Damage caused by poor workmanship or construction defects is another common exclusion. While the policy may not cover the cost to repair the defect itself, subsequent damage resulting from a covered peril (e.g., a fire caused by faulty wiring) might still be covered. Additionally, damage from sewer or drain backups, including sump pump failures, is generally not included in a standard homeowners policy. Homeowners can often add specific water or sewer backup endorsements to their policy for an additional premium, which covers damage to the home and belongings from such incidents.
Homeowners insurance policies contain exclusions for damage caused by deliberate actions of the policyholder or household members. If damage to the property or injury to another person is intentionally caused by the insured, the policy will not provide coverage. This exclusion is a fundamental principle in insurance, preventing individuals from benefiting from their own willful misconduct.
Damage resulting from criminal or illegal acts committed by the policyholder is also typically excluded. Homeowners policies are primarily designed for residential use, and damage or liability arising from business activities conducted on the property is generally not covered. Homeowners operating a business from their residence may need to acquire a specific home business endorsement or a separate commercial policy to ensure adequate coverage for business-related risks.

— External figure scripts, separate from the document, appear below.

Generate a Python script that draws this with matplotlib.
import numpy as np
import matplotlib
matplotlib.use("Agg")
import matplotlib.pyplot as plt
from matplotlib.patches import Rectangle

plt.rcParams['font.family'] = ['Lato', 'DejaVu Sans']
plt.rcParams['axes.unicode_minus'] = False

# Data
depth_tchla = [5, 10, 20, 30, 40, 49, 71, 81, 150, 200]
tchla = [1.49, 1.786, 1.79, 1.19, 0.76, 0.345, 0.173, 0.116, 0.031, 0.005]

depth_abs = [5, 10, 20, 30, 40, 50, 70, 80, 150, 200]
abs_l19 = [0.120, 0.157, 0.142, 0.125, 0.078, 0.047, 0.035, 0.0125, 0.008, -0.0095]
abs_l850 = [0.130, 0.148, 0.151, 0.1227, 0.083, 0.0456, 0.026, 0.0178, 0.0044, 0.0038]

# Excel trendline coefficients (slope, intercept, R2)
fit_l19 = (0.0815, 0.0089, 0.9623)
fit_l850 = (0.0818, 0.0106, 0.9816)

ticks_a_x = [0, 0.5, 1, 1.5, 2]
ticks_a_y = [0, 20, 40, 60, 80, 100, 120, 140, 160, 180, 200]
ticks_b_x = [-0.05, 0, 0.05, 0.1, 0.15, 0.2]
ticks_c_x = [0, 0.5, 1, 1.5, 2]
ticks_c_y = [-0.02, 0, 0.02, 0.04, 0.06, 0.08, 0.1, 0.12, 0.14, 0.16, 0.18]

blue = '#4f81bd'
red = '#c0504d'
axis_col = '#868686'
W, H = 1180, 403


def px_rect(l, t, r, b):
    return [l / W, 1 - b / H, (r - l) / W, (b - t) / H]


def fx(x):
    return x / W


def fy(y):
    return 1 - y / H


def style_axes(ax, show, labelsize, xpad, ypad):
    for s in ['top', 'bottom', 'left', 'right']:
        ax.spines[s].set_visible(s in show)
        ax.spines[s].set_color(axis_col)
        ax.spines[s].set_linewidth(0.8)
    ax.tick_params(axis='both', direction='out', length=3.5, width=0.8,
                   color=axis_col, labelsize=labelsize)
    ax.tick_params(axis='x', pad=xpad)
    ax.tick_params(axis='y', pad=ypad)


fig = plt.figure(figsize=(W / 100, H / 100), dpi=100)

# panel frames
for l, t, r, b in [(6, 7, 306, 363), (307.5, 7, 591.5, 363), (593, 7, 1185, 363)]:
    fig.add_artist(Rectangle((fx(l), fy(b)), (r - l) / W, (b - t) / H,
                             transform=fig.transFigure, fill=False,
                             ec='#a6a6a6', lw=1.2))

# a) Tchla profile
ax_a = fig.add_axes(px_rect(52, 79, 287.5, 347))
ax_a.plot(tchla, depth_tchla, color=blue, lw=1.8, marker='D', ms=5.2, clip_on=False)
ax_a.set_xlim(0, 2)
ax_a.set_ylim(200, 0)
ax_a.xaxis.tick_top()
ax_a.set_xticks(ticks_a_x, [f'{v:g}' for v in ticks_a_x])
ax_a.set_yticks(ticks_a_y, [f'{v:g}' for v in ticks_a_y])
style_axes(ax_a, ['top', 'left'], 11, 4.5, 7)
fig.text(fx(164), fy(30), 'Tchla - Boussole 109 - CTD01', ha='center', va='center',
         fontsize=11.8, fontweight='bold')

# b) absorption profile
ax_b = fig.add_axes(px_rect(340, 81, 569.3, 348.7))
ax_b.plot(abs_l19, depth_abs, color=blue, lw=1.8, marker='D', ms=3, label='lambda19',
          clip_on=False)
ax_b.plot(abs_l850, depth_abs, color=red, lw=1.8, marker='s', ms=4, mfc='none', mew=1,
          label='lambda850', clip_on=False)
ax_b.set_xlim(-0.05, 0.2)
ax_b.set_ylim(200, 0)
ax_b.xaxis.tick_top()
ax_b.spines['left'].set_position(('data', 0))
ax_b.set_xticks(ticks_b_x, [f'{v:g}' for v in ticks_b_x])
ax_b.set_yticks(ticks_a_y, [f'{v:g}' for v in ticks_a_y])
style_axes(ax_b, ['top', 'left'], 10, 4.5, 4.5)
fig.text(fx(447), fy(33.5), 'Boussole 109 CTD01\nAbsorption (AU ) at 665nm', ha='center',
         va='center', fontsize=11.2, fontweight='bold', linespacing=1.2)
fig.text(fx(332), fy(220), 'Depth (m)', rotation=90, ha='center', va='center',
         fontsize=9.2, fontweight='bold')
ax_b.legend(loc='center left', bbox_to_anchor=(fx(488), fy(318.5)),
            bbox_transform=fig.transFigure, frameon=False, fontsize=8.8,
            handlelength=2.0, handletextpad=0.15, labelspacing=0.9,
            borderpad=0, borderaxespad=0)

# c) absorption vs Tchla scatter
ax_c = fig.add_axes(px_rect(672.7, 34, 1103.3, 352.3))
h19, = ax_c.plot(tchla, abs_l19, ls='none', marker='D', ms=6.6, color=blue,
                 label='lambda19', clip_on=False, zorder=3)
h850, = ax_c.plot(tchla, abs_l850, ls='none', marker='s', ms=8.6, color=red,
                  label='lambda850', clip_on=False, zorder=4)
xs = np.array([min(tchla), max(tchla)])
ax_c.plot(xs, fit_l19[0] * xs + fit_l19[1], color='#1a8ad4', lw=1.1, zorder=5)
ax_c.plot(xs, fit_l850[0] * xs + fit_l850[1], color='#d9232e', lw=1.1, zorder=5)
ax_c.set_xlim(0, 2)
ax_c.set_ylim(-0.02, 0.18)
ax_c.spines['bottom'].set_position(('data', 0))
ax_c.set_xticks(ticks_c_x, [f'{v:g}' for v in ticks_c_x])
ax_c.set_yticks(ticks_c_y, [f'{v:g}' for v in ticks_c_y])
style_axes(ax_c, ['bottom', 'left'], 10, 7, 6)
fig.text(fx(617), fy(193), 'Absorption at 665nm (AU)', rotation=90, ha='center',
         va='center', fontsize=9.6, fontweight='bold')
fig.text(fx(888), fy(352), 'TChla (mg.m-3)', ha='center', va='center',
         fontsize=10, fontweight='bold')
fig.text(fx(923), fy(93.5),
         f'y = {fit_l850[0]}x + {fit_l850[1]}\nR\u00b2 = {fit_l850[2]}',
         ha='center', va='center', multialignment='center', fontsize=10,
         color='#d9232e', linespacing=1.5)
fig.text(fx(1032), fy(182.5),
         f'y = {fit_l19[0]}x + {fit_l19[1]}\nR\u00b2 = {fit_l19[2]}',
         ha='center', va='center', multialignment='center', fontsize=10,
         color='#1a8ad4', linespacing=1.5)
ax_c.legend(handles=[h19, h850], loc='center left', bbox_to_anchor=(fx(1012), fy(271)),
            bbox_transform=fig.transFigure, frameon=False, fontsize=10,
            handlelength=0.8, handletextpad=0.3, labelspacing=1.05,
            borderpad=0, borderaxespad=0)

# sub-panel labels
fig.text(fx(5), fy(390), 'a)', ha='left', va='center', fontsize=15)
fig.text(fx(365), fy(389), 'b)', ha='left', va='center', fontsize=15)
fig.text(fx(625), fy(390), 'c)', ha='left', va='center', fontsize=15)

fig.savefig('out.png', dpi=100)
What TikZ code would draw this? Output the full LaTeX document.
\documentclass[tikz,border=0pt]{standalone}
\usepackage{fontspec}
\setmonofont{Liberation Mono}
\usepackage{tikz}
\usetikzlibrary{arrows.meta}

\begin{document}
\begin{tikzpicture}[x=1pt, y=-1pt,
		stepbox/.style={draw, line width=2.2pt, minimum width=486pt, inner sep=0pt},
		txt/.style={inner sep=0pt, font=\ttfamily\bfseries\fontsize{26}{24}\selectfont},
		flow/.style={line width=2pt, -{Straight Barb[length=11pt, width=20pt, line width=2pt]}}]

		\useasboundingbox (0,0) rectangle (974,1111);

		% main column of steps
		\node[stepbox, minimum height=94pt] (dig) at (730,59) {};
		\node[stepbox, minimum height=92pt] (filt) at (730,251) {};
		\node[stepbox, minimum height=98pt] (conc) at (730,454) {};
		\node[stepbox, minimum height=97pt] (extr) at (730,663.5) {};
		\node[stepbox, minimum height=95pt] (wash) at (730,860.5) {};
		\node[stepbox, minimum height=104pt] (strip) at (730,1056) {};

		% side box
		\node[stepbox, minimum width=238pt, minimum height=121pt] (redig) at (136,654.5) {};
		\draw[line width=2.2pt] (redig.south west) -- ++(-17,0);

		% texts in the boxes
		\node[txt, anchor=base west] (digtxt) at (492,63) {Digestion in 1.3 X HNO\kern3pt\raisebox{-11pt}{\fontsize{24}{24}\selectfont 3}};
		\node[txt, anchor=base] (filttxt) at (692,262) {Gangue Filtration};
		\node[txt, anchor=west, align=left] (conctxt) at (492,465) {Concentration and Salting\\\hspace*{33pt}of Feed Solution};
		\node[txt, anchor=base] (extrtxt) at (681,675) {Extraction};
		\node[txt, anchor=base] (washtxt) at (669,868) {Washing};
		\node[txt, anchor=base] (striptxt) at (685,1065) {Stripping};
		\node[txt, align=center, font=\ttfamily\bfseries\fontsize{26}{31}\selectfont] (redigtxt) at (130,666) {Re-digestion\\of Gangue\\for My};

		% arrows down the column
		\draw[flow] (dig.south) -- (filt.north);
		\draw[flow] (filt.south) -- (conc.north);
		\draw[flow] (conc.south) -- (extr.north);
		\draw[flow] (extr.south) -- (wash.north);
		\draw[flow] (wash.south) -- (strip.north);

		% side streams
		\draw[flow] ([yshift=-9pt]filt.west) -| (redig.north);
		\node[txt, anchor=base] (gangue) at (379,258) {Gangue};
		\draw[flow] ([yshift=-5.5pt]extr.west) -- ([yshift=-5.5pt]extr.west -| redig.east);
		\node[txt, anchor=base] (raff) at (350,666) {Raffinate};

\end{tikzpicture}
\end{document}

Events of a broader societal scale, such as war, government action (like confiscation or condemnation of property), or nuclear hazard, are also explicitly excluded from standard homeowners insurance policies. These exclusions are in place because the scale of potential damage from such catastrophic events is immense and beyond the scope of typical personal property insurance.
While homeowners insurance provides coverage for personal belongings, there are often specific limitations for high-value items. Standard policies typically have sub-limits for categories such as jewelry, furs, art, collectibles, firearms, and cash. These limits mean that if a valuable item is stolen or damaged, the policy might only pay a fraction of its true worth. For example, cash coverage can be as low as $200, and jewelry limits might be around $1,500.

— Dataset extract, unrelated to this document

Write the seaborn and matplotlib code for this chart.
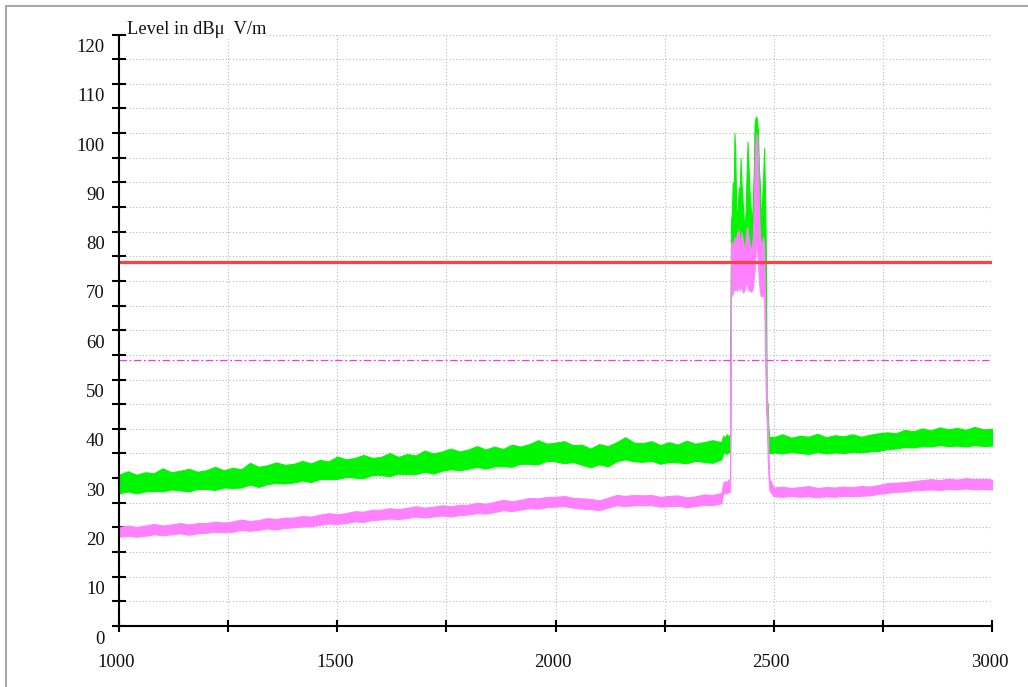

To fully protect these high-value possessions, homeowners can purchase a “scheduled personal property endorsement,” also known as a floater or rider. This endorsement allows specific items to be listed individually with an appraised value, providing broader coverage, often on an “all perils” basis (except for explicitly named exclusions), and sometimes with no deductible. An appraisal or proof of value is usually required for scheduling these items.
Certain detached structures on the property, such as sheds or detached garages, are typically covered by homeowners insurance. However, if these structures are used for business purposes or as rental units, their coverage may be limited or excluded.
Vehicles, including cars, boats, and recreational vehicles (RVs), are generally excluded from homeowners policies. These assets require separate, specialized insurance policies, such as auto insurance or watercraft insurance, to cover damage, theft, or liability. While the vehicle itself is not covered by homeowners insurance, personal belongings stolen or damaged from inside a vehicle might be covered under the homeowner’s personal property coverage, subject to policy limits.